What to Wear to a Client Site Visit
Direct Answer
A client site visit means dressing one notch above the client's everyday office norm: polished, credible, and practical enough to walk a floor, sit in a conference room, or tour a facility. When in doubt, mirror the client's culture and then add one level of polish — never out-dress the people you're trying to win over by too much, but never look careless either.
Complete looks for both men and women follow below.
For Men
Anchor on tailored trousers or dark chinos and a crisp collared layer; bring a blazer you can remove if the site runs casual. Choose a closed leather shoe with a clean sole that handles a warehouse or factory floor.
For Women
Build around tailored trousers, a sheath, or a midi skirt with a refined top, and pick a low block heel or pointed flat that survives a long site walk. Bring a blazer or structured cardigan for the conference-room portion.
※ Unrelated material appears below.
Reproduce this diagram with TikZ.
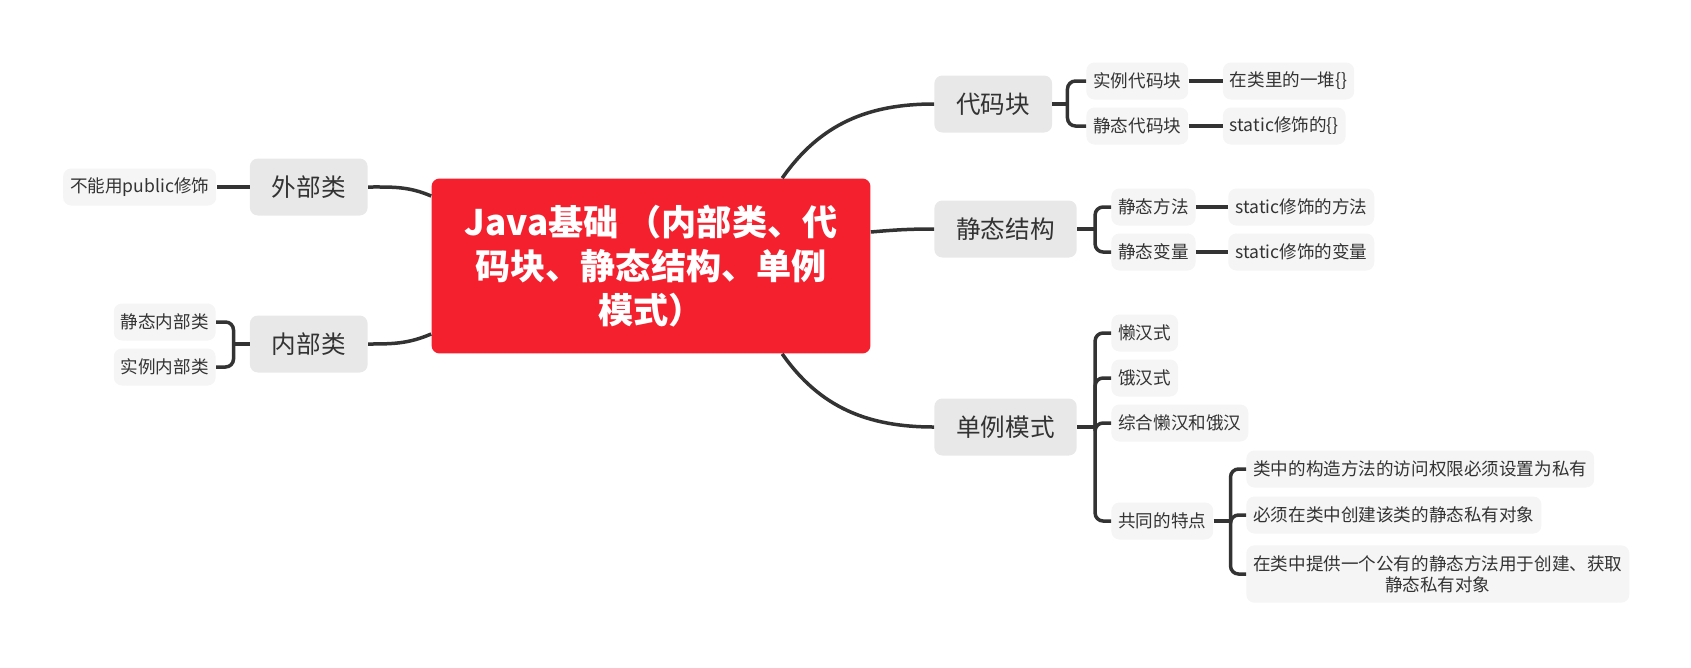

How to Choose / What Matters
- Research the client's culture first. A bank client wants a suit-adjacent look; a tech client may read you as stiff in a full suit. Ask your host what's normal.
- Layer for removability. A blazer or cardigan lets you dial formality up in the boardroom and down on the floor.
- Shoes must handle the terrain. If there's a facility tour, skip stilettos and thin soles — choose grippy, closed leather shoes or low boots.
- Carry a real work bag, not a backpack, unless the client is overtly casual; a structured tote or briefcase signals you came prepared.
- Keep colors conservative and coordinated — navy, charcoal, gray, ivory, and cognac never misfire on someone else's turf.
What to Avoid
- Out-dressing the client so dramatically you seem out of touch with their world.
- Open-toe shoes, stilettos, or thin soles on any factory, lab, or warehouse tour.
- Wrinkled travel clothes — steam or change after a flight before you arrive.
- Loud logos, novelty ties, or strong fragrance in close conference-room quarters.
- Forgetting a layer; site temperatures swing from chilly server rooms to hot floors.
FAQ
Should men wear a tie to a client site visit?
Only if the client's office is formal (finance, law, government). For most corporate and tech clients, a blazer with an open collar reads polished without looking stiff. Keep a tie in your bag so you can add it if the room turns out dressier than expected.
What shoes should women wear if there's a facility tour?
Skip stilettos and thin-soled flats. A low block heel, a pointed leather flat, or a sleek ankle boot with a real sole keeps you polished while letting you walk concrete, gravel, or stairs safely for an hour or more.
Is it okay to wear jeans to a client site?
Only if the client is clearly casual and you've confirmed it. If so, choose a dark, un-distressed wash and dress it up with a blazer or refined knit and leather shoes so you still look intentional rather than off-duty.
How do I dress if I'm visiting multiple clients in one day?
Choose a neutral, layer-friendly base — tailored trousers, a collared layer, a blazer — that reads correctly across the most formal client on your schedule. You can remove the jacket or tie for the more casual stops without looking underdressed anywhere.
Bottom Line
For a client site visit, both men and women should dress one level above the client's daily norm and stay practical for whatever the day includes. Men lean on tailored trousers, a collared layer, and a removable blazer; women anchor on trousers, a sheath, or a skirt with a refined top and a walkable shoe — conservative coordinated colors and a layer you can adjust carry the day on someone else's turf.